When connections and being on the right side of red lines add up to more opportunities, it’s easy to wonder sometimes what hard works adds up to outside of that. There’s a condition called John Henryism in which people who are denied opportunities work twice as hard to make something of themselves — at the expense of wrecking their bodies. If you’ve ever lived in a crowded neighborhood that isn’t upwardly mobile, you’ll likely be familiar with older people who still get out despite the fact that it’s quite hard on them physically.
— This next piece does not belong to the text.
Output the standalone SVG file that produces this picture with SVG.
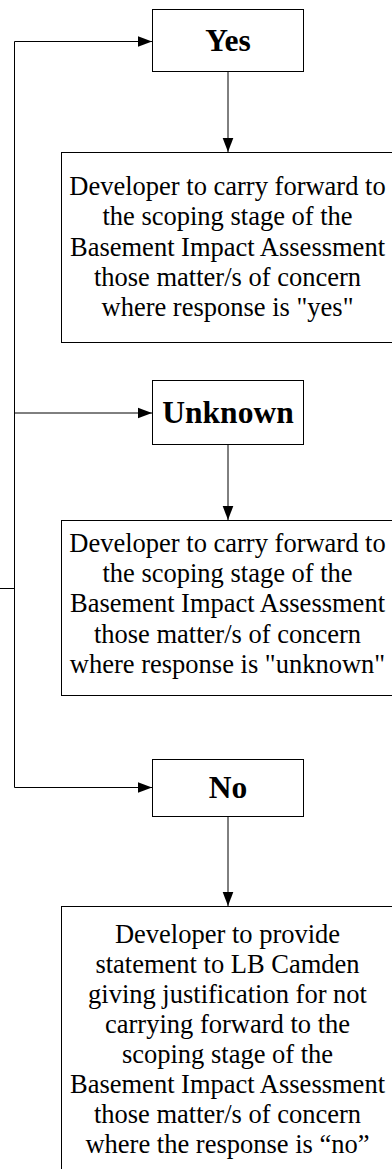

It’s both bittersweet and inspiring, just like any solid notion of work.

Location, location, location

Robert Pinero art

Robert Pinero urban samurai art

“It’s comforting to believe that there’s an essential version of each of us — that good people behave well, bad people behave badly, and those tendencies reside within us.

“But the growing evidence suggests that, on some level, who we are — litterbug or good citizen, for example — changes from moment to moment, depending on where we happen to be.”

The preceding quote is from Adam Alter’s NY Times opinion piece, “Where We Are Shapes Who We Are.”  For a while now, I’ve been writing about the silver lining of so called “bad” neighborhoods — that they can make for a certain kind of strength — but I may have only delved a bit into the thug culture that pervades in some of those neighborhoods.  This was probably because an abundance of people of color in a given neighborhood unduly makes for a bad place to live in the culture at large, even though most of any such people aren’t “thugs” at all.  Beyond a “black people are scary/cool” mentality, the Alter piece got me thinking about the role that location has in the way thug culture plays out — and also in the way that people extend themselves.

There is no greater fulfillment of the way that African-Americans have been disenfranchised than thug culture.  For the past century and a half, black people migrated to the north in a search of less discrimination and more opportunities — but, by and large, found themselves being looked over for working-class jobs (pretty much decreasing in number the more there was an emphasis on valuing employees as people).  Historically, such jobs have been the starting point for families to become middle-class and gain some sense of mobility.  With the people providing those jobs vastly preferring people who looked like themselves, African-Americans, already dealing with the psychological scars of being treated as less than human, typically had to reside in locations redlined by a population that fled to suburbs and various other enclaves.  It’s not an easy place to be (literally and existentially), and if you didn’t have much of a value system internally in the first place . . . well, it’s always easy to embrace mindlessness.

When hip-hop first emerged in crowded, urban black enclaves, it was something that was against hopelessness — much in the same way that rhythm and blues was when it came out of the backwoods of black southern life.  But that was then (and to be fair to what’s labeled as hip-hop presently, it’s the corporate stuff that’s the most mindless), and this is now, when what sets the tone is bass-thumping self-aggrandizement.

In his opinion piece, Alter mentions various studies that postulate that people who live in less densely populated areas are nicer–essentially, more likely to extend themselves.  Urban areas are defined by how crowded they are in relation to surrounding areas; gentrification by whom it thins out.  If you’re in some densely urban place that’s not gentrified (or maybe only a little), and you still haven’t succumbed to apathy and a hard heart, that’s really something, isn’t it?  Just because it’s easier to be selfish where there’s less resources doesn’t mean it’s natural to the locale.  In a world with a population that’s becoming increasingly urban because such is where the opportunities are, it seems to me it’s not all that much to only be able to find kindness where it’s less crowded, less noisy and where the streets are less cracked.